THIS OPINION HAS NO PRECEDENTIAL VALUE. IT SHOULD NOT BE CITED OR RELIED ON AS PRECEDENT IN ANY PROCEEDING EXCEPT AS PROVIDED BY RULE 239(d)(2), SCACR.
THE STATE OF SOUTH CAROLINA
In The Court of Appeals
Bertha J. Wilson, Personal Representative of the Estate of Albert Judge, Appellant,
Primerica Life Insurance Company and Stephanie M. Graham, Respondents.
Appeal From Charleston County
Mikell R. Scarborough, Special Circuit Court Judge
Unpublished Opinion No. 2006-UP-365
Submitted October 1, 2006 – Filed October 24, 2006
Dennis Robert Toney, Jr., of Charleston, for Appellant.
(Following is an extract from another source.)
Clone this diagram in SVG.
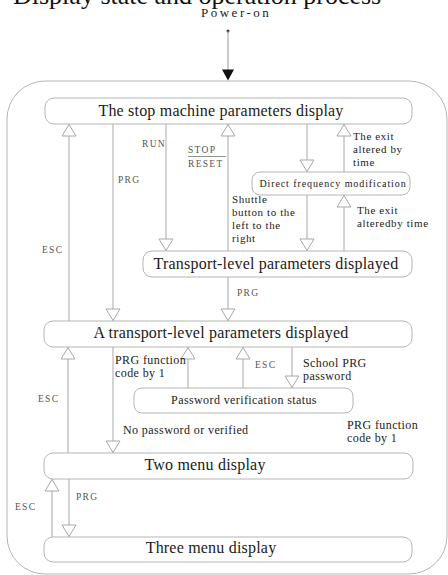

Robert H. Hood, Molly H. Craig, D. and Nathan Hughey, of Charleston, for Respondents.
PER CURIAM: This appeal is from the dismissal of the underlying complaint. We affirm. 
Albert Judge died on July 19, 2000. Desiree Pryor, the named beneficiary under a policy with Primerica Life Insurance, applied for the death benefit proceeds. Primerica denied Pryor’s claim and commenced an action in the Court of Common Pleas in Berkeley County to rescind the policy. Pryor counterclaimed on various tort and contract grounds. The trial court granted summary judgment to Pryor on one ground but otherwise granted summary judgment to Primerica Life.
While the summary judgment motions were pending in Pryor’s action in Berkeley County, Beth Wilson, the personal representative of Albert Judge’s estate (and also Judge’s sister, the mother of Desiree Pryor, and the contingent beneficiary on the policy), brought this action in Charleston County. The trial court granted summary judgment to Primerica on all causes, and Wilson appeals.
We affirm based on the doctrine of res judicata. To establish res judicata, the following elements must be established: (1) identity of the parties; (2) identity of the subject matter; and (3) adjudication of the claim in the former suit. Plum Creek Dev. Co., Inc. v. City of Conway, 334 S.C. 30, 34, 512 S.E.2d 106, 109 (1999). Here, the subject matter is absolutely identical and all relevant issues were adjudicated in the prior suit. As the trial court correctly stated, “[b]oth cases concern the same policy of insurance [and] nearly identical causes of action.” While Wilson contends the parties are not identical, as neither she nor Stephanie Graham were parties in the Berkeley County action, this argument fails because, under South Carolina law, the doctrine of res judicata extends to include privy parties. Nunnery v. Brantley Constr. Co., Inc., 289 S.C. 205, 209, 345 S.E.2d 740, 743 (Ct. App. 1986). In the context of res judicata, the term privity does not refer to “relationships between persons or entities, but rather it deals with a person’s relationship to the subject matter of the litigation.” Richburg v. Baughman, 290 S.C. 431, 434, 351 S.E.2d 164, 166 (1986). “The term can also refer to a person so identified in interest with another that he represents the same legal rights.” Wyndham v. Lewis, 292 S.C. 6, 8, 354 S.E.2d 578, 579 (Ct. App. 1987). This action was properly dismissed pursuant to the doctrine of res judicata.
In view of our disposition of this issue, we need not address the remaining issues. Rule 220(c), SCACR; See also Whiteside v. Cherokee County Sch. Dist. No. One, 311 S.C. 335, 340, 428 S.E.2d 886, 889 (1993). Therefore, the judgment of the circuit court is
HEARN, C.J., STILWELL, and KITTREDGE, JJ., concur.
 We decide this case without oral argument pursuant to Rule 215, SCACR.